Reproduce every line of the material below, but drop the pictures.

Provided material:
--
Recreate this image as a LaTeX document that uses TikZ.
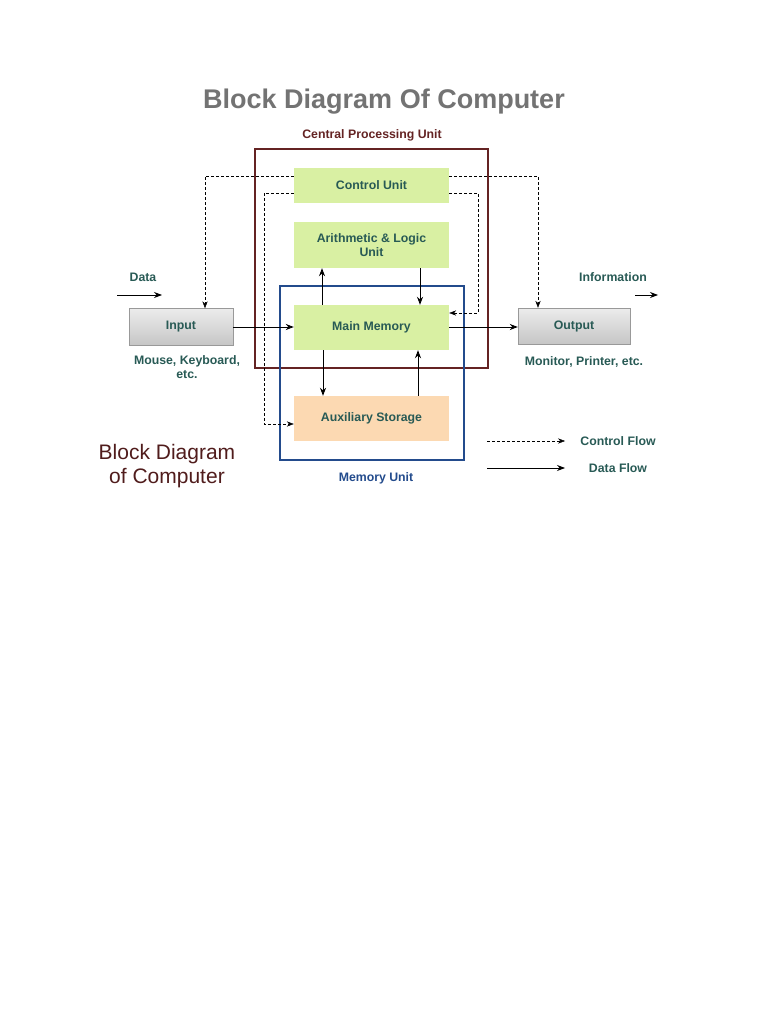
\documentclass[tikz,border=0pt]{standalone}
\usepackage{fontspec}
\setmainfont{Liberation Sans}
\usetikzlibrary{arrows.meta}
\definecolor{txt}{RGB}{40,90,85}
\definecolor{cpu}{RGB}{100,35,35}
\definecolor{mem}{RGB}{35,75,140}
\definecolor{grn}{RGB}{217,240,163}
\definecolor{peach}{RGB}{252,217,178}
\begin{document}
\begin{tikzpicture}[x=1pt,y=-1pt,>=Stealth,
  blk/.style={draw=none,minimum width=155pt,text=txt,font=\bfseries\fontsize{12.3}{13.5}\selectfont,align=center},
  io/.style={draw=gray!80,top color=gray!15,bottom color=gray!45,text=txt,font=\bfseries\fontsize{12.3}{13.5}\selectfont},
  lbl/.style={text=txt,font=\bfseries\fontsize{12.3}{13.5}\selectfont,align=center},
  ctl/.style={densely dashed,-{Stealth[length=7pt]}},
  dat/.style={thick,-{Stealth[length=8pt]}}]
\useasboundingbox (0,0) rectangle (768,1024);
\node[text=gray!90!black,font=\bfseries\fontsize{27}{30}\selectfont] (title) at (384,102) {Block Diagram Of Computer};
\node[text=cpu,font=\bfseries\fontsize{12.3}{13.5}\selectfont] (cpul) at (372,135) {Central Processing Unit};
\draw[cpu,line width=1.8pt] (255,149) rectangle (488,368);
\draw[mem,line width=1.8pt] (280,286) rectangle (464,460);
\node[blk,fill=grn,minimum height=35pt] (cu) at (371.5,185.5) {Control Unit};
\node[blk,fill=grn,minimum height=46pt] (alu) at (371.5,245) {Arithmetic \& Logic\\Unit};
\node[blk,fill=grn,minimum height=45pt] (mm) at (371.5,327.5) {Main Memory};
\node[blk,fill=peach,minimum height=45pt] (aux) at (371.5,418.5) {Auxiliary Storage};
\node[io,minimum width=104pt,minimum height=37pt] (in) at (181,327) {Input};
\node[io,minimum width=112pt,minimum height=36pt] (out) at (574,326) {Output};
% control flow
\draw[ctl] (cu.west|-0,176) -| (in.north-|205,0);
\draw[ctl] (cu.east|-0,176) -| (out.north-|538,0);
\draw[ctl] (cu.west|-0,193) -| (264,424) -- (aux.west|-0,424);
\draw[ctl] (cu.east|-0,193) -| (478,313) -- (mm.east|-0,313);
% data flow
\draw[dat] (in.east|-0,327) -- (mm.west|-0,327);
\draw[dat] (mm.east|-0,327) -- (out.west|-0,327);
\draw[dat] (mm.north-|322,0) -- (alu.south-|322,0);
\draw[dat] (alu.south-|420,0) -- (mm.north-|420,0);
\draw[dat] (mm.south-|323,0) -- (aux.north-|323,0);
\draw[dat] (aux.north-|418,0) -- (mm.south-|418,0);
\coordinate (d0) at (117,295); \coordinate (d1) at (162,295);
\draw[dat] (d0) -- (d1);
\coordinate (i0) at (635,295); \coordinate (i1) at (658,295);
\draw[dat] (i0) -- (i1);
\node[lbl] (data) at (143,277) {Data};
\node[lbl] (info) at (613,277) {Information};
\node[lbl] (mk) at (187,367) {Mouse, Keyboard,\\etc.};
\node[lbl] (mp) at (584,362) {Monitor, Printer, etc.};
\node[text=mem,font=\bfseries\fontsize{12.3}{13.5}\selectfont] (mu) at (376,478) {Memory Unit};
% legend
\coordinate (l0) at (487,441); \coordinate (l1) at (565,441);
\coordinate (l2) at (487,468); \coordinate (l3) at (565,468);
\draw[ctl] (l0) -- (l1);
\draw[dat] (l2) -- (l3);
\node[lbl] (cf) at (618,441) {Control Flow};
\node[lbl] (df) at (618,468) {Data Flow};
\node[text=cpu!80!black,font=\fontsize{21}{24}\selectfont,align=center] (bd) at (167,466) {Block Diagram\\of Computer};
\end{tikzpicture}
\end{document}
--
Output for this task:
Recreate this image as a LaTeX document that uses TikZ.
\documentclass[tikz,border=0pt]{standalone}
\usepackage{fontspec}
\setmainfont{Liberation Sans}
\usetikzlibrary{arrows.meta}
\definecolor{txt}{RGB}{40,90,85}
\definecolor{cpu}{RGB}{100,35,35}
\definecolor{mem}{RGB}{35,75,140}
\definecolor{grn}{RGB}{217,240,163}
\definecolor{peach}{RGB}{252,217,178}
\begin{document}
\begin{tikzpicture}[x=1pt,y=-1pt,>=Stealth,
  blk/.style={draw=none,minimum width=155pt,text=txt,font=\bfseries\fontsize{12.3}{13.5}\selectfont,align=center},
  io/.style={draw=gray!80,top color=gray!15,bottom color=gray!45,text=txt,font=\bfseries\fontsize{12.3}{13.5}\selectfont},
  lbl/.style={text=txt,font=\bfseries\fontsize{12.3}{13.5}\selectfont,align=center},
  ctl/.style={densely dashed,-{Stealth[length=7pt]}},
  dat/.style={thick,-{Stealth[length=8pt]}}]
\useasboundingbox (0,0) rectangle (768,1024);
\node[text=gray!90!black,font=\bfseries\fontsize{27}{30}\selectfont] (title) at (384,102) {Block Diagram Of Computer};
\node[text=cpu,font=\bfseries\fontsize{12.3}{13.5}\selectfont] (cpul) at (372,135) {Central Processing Unit};
\draw[cpu,line width=1.8pt] (255,149) rectangle (488,368);
\draw[mem,line width=1.8pt] (280,286) rectangle (464,460);
\node[blk,fill=grn,minimum height=35pt] (cu) at (371.5,185.5) {Control Unit};
\node[blk,fill=grn,minimum height=46pt] (alu) at (371.5,245) {Arithmetic \& Logic\\Unit};
\node[blk,fill=grn,minimum height=45pt] (mm) at (371.5,327.5) {Main Memory};
\node[blk,fill=peach,minimum height=45pt] (aux) at (371.5,418.5) {Auxiliary Storage};
\node[io,minimum width=104pt,minimum height=37pt] (in) at (181,327) {Input};
\node[io,minimum width=112pt,minimum height=36pt] (out) at (574,326) {Output};
% control flow
\draw[ctl] (cu.west|-0,176) -| (in.north-|205,0);
\draw[ctl] (cu.east|-0,176) -| (out.north-|538,0);
\draw[ctl] (cu.west|-0,193) -| (264,424) -- (aux.west|-0,424);
\draw[ctl] (cu.east|-0,193) -| (478,313) -- (mm.east|-0,313);
% data flow
\draw[dat] (in.east|-0,327) -- (mm.west|-0,327);
\draw[dat] (mm.east|-0,327) -- (out.west|-0,327);
\draw[dat] (mm.north-|322,0) -- (alu.south-|322,0);
\draw[dat] (alu.south-|420,0) -- (mm.north-|420,0);
\draw[dat] (mm.south-|323,0) -- (aux.north-|323,0);
\draw[dat] (aux.north-|418,0) -- (mm.south-|418,0);
\coordinate (d0) at (117,295); \coordinate (d1) at (162,295);
\draw[dat] (d0) -- (d1);
\coordinate (i0) at (635,295); \coordinate (i1) at (658,295);
\draw[dat] (i0) -- (i1);
\node[lbl] (data) at (143,277) {Data};
\node[lbl] (info) at (613,277) {Information};
\node[lbl] (mk) at (187,367) {Mouse, Keyboard,\\etc.};
\node[lbl] (mp) at (584,362) {Monitor, Printer, etc.};
\node[text=mem,font=\bfseries\fontsize{12.3}{13.5}\selectfont] (mu) at (376,478) {Memory Unit};
% legend
\coordinate (l0) at (487,441); \coordinate (l1) at (565,441);
\coordinate (l2) at (487,468); \coordinate (l3) at (565,468);
\draw[ctl] (l0) -- (l1);
\draw[dat] (l2) -- (l3);
\node[lbl] (cf) at (618,441) {Control Flow};
\node[lbl] (df) at (618,468) {Data Flow};
\node[text=cpu!80!black,font=\fontsize{21}{24}\selectfont,align=center] (bd) at (167,466) {Block Diagram\\of Computer};
\end{tikzpicture}
\end{document}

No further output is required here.